### Short problem
The lines from the top of the material through the line with "ax = fig.add_axes([left" are to be set down exactly. Leave the pictures out.

### Collected material
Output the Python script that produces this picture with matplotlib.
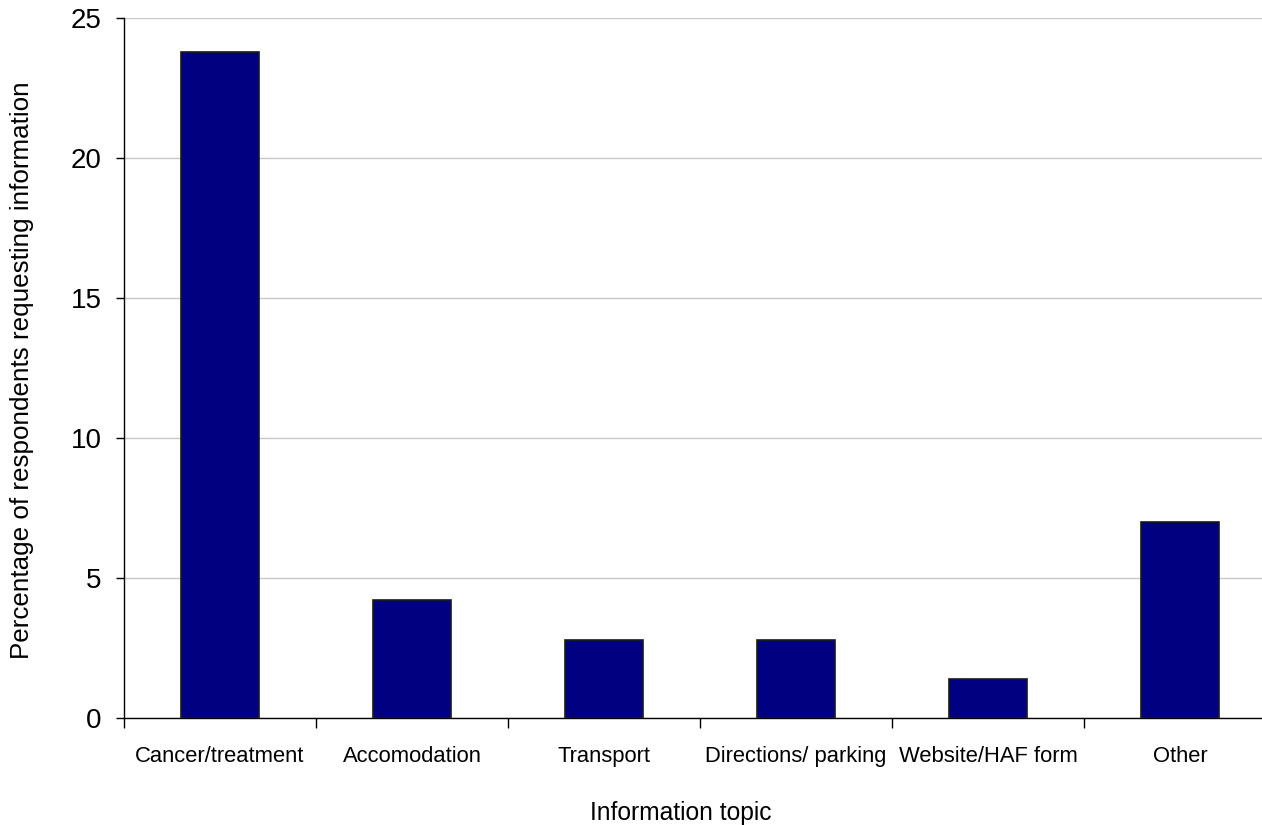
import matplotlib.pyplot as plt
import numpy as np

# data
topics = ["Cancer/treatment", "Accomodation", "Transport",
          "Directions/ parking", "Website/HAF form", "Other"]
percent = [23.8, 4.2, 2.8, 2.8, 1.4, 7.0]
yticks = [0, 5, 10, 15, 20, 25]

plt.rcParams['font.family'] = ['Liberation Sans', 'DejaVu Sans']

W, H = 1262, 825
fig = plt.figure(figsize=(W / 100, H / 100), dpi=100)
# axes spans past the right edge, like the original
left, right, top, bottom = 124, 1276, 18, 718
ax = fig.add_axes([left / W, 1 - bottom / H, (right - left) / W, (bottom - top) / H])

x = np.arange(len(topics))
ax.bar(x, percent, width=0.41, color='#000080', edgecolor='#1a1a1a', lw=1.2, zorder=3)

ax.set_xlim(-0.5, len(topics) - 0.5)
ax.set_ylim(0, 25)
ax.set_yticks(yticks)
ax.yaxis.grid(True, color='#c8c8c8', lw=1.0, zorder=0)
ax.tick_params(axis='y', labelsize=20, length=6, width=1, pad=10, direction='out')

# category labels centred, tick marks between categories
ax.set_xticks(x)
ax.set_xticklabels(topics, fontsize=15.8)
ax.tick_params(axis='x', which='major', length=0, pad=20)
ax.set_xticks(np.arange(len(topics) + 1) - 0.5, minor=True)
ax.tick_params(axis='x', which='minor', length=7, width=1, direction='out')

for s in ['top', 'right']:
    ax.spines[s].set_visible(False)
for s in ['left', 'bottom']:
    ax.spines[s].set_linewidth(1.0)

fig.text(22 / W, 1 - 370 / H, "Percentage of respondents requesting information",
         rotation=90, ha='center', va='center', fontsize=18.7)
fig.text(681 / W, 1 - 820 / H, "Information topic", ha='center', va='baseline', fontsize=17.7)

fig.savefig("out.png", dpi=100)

### Answer to this problem
Output the Python script that produces this picture with matplotlib.
import matplotlib.pyplot as plt
import numpy as np

# data
topics = ["Cancer/treatment", "Accomodation", "Transport",
          "Directions/ parking", "Website/HAF form", "Other"]
percent = [23.8, 4.2, 2.8, 2.8, 1.4, 7.0]
yticks = [0, 5, 10, 15, 20, 25]

plt.rcParams['font.family'] = ['Liberation Sans', 'DejaVu Sans']

W, H = 1262, 825
fig = plt.figure(figsize=(W / 100, H / 100), dpi=100)
# axes spans past the right edge, like the original
left, right, top, bottom = 124, 1276, 18, 718
ax = fig.add_axes([left / W, 1 - bottom / H, (right - left) / W, (bottom - top) / H])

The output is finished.